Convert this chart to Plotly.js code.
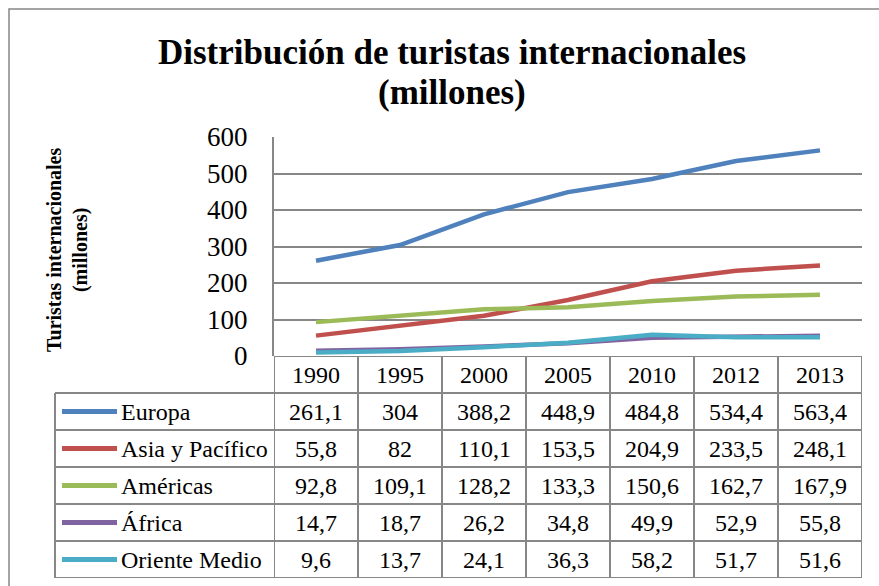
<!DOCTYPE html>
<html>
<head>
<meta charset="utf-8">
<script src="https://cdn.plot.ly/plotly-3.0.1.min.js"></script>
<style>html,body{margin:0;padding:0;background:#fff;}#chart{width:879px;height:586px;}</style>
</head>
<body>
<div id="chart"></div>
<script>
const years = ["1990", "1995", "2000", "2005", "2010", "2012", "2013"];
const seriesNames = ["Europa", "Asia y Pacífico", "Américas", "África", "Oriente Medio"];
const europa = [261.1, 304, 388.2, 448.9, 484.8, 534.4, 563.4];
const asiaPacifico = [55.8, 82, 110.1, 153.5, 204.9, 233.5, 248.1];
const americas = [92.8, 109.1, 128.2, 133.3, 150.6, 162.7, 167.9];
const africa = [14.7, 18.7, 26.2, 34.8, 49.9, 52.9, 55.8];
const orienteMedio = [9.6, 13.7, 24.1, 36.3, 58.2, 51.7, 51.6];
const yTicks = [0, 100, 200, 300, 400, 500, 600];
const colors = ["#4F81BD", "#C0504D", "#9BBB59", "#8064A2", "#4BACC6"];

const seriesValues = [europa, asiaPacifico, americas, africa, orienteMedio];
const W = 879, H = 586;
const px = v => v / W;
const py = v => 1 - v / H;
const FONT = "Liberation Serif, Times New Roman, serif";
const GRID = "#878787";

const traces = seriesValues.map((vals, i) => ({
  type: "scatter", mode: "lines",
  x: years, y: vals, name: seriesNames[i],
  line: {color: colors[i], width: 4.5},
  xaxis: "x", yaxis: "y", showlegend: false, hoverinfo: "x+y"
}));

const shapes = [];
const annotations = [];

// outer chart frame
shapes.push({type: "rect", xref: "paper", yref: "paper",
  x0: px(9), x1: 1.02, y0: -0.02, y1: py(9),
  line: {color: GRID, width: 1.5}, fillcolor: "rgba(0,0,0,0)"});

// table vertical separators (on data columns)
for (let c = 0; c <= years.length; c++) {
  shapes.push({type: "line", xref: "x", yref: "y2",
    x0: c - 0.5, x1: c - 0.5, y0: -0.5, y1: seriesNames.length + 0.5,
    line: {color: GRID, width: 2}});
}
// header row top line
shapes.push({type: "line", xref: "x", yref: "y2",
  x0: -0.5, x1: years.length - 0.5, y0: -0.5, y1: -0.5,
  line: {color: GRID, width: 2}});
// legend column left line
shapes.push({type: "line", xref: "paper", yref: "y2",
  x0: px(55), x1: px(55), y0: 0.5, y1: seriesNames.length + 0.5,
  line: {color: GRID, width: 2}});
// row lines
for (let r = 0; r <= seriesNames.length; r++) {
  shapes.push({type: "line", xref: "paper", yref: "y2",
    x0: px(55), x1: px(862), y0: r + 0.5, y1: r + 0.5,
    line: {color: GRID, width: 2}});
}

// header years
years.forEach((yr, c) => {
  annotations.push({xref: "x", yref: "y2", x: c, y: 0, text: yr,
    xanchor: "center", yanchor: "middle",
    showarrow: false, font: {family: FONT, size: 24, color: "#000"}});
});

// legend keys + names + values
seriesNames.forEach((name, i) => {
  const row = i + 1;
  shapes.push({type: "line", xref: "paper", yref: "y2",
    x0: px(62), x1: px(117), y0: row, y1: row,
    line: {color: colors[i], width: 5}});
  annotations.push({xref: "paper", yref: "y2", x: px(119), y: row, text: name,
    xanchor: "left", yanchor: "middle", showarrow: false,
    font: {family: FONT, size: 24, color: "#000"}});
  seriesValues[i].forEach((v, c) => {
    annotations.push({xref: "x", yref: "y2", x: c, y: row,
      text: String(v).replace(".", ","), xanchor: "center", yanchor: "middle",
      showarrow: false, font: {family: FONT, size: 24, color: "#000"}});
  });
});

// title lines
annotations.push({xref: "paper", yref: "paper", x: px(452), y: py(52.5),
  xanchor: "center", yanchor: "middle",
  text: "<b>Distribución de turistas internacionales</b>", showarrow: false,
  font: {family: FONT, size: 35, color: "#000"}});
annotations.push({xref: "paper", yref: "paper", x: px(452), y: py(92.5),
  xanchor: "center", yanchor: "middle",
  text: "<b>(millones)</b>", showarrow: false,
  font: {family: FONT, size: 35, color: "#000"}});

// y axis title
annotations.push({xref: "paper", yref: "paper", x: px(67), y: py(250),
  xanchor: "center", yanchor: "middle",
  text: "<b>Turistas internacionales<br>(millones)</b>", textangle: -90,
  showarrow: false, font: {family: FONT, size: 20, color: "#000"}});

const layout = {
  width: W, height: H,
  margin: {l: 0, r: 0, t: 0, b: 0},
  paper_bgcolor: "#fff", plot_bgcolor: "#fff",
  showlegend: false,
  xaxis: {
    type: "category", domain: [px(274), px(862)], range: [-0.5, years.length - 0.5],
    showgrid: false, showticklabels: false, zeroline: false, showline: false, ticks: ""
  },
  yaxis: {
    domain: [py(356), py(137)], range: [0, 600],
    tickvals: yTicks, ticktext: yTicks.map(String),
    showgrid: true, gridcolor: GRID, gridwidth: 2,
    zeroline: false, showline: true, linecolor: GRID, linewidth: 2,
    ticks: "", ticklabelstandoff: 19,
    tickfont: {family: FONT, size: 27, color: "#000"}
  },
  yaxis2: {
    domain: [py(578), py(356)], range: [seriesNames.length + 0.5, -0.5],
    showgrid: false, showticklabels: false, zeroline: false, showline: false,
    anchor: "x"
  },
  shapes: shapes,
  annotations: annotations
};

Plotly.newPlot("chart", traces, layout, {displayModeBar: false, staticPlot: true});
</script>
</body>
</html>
==
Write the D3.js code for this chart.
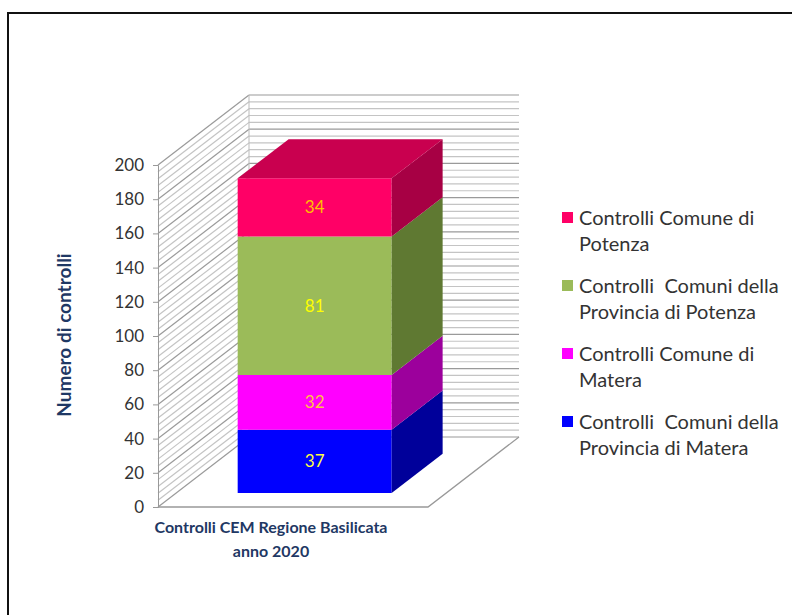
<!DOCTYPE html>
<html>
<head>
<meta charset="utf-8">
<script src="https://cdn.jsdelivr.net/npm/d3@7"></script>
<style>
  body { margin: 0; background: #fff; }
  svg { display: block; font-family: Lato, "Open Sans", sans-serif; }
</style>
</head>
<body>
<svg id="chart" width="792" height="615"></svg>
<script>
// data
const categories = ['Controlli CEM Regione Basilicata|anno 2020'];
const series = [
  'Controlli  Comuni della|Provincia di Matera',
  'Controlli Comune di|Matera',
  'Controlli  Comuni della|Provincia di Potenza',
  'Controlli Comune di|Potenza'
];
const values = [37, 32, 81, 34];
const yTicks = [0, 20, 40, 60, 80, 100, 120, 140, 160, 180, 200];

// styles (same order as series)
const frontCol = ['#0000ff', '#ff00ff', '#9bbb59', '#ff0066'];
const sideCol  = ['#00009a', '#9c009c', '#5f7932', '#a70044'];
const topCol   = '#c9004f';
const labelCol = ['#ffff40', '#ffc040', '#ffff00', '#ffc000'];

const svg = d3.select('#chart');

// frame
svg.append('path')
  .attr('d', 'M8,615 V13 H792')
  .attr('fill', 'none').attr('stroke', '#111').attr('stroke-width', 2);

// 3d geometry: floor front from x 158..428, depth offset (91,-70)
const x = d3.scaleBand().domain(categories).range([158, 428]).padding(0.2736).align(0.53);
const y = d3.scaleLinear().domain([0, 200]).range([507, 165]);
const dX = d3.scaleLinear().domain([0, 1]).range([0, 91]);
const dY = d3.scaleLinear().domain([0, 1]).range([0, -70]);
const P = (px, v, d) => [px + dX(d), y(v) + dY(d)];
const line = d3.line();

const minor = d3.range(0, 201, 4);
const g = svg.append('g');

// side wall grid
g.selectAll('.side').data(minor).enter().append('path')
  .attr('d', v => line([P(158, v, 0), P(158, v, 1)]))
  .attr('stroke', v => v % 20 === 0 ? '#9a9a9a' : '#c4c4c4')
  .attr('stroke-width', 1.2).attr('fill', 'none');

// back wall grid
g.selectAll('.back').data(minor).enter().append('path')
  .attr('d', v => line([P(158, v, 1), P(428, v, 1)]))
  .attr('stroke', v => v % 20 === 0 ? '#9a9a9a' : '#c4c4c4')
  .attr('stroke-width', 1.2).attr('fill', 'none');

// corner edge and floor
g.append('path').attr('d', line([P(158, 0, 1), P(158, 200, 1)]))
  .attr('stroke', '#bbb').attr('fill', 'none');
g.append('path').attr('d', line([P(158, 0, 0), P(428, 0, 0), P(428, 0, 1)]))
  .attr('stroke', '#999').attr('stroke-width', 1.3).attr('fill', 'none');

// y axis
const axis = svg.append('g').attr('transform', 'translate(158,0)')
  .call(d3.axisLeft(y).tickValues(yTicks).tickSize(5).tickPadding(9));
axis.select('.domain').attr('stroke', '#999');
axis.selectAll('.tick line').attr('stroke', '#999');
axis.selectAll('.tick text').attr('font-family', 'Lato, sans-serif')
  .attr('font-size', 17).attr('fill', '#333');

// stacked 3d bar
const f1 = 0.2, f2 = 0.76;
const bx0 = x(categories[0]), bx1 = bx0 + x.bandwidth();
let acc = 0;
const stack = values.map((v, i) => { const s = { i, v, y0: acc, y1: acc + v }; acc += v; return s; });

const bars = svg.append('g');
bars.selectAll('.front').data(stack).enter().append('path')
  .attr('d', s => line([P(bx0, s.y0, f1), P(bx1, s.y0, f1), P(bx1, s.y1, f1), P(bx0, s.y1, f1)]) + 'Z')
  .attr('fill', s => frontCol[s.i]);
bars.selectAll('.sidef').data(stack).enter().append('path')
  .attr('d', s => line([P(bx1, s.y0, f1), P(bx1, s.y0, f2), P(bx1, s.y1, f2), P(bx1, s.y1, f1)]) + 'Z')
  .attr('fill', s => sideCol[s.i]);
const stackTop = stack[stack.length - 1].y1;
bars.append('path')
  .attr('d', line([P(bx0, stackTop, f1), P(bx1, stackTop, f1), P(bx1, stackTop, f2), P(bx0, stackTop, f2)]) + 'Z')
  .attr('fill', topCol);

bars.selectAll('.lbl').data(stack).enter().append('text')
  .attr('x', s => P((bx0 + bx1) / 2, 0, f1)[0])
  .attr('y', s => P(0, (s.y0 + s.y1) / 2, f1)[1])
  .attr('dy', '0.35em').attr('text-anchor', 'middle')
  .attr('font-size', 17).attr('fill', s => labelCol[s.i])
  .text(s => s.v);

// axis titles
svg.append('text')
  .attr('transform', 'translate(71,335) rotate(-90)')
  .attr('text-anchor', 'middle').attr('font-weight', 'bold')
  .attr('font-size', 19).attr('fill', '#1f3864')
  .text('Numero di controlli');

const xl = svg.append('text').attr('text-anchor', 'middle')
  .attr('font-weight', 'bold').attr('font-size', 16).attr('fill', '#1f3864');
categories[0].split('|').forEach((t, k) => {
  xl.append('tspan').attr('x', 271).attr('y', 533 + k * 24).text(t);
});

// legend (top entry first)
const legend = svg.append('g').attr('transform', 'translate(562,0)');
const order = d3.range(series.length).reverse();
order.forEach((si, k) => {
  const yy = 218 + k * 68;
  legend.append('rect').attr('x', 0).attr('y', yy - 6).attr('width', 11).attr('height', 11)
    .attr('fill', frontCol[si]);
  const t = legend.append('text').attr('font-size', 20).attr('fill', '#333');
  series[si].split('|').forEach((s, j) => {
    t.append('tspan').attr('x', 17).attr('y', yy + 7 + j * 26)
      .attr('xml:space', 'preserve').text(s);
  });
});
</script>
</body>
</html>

What the task asks: Transcribe only the lines from the line holding "Write the D3.js code for this chart." through the line holding "const g = svg.append('g');", inclusive, without any of the pictures.

Answer to this task:
Write the D3.js code for this chart.
<!DOCTYPE html>
<html>
<head>
<meta charset="utf-8">
<script src="https://cdn.jsdelivr.net/npm/d3@7"></script>
<style>
  body { margin: 0; background: #fff; }
  svg { display: block; font-family: Lato, "Open Sans", sans-serif; }
</style>
</head>
<body>
<svg id="chart" width="792" height="615"></svg>
<script>
// data
const categories = ['Controlli CEM Regione Basilicata|anno 2020'];
const series = [
  'Controlli  Comuni della|Provincia di Matera',
  'Controlli Comune di|Matera',
  'Controlli  Comuni della|Provincia di Potenza',
  'Controlli Comune di|Potenza'
];
const values = [37, 32, 81, 34];
const yTicks = [0, 20, 40, 60, 80, 100, 120, 140, 160, 180, 200];

// styles (same order as series)
const frontCol = ['#0000ff', '#ff00ff', '#9bbb59', '#ff0066'];
const sideCol  = ['#00009a', '#9c009c', '#5f7932', '#a70044'];
const topCol   = '#c9004f';
const labelCol = ['#ffff40', '#ffc040', '#ffff00', '#ffc000'];

const svg = d3.select('#chart');

// frame
svg.append('path')
  .attr('d', 'M8,615 V13 H792')
  .attr('fill', 'none').attr('stroke', '#111').attr('stroke-width', 2);

// 3d geometry: floor front from x 158..428, depth offset (91,-70)
const x = d3.scaleBand().domain(categories).range([158, 428]).padding(0.2736).align(0.53);
const y = d3.scaleLinear().domain([0, 200]).range([507, 165]);
const dX = d3.scaleLinear().domain([0, 1]).range([0, 91]);
const dY = d3.scaleLinear().domain([0, 1]).range([0, -70]);
const P = (px, v, d) => [px + dX(d), y(v) + dY(d)];
const line = d3.line();

const minor = d3.range(0, 201, 4);
const g = svg.append('g');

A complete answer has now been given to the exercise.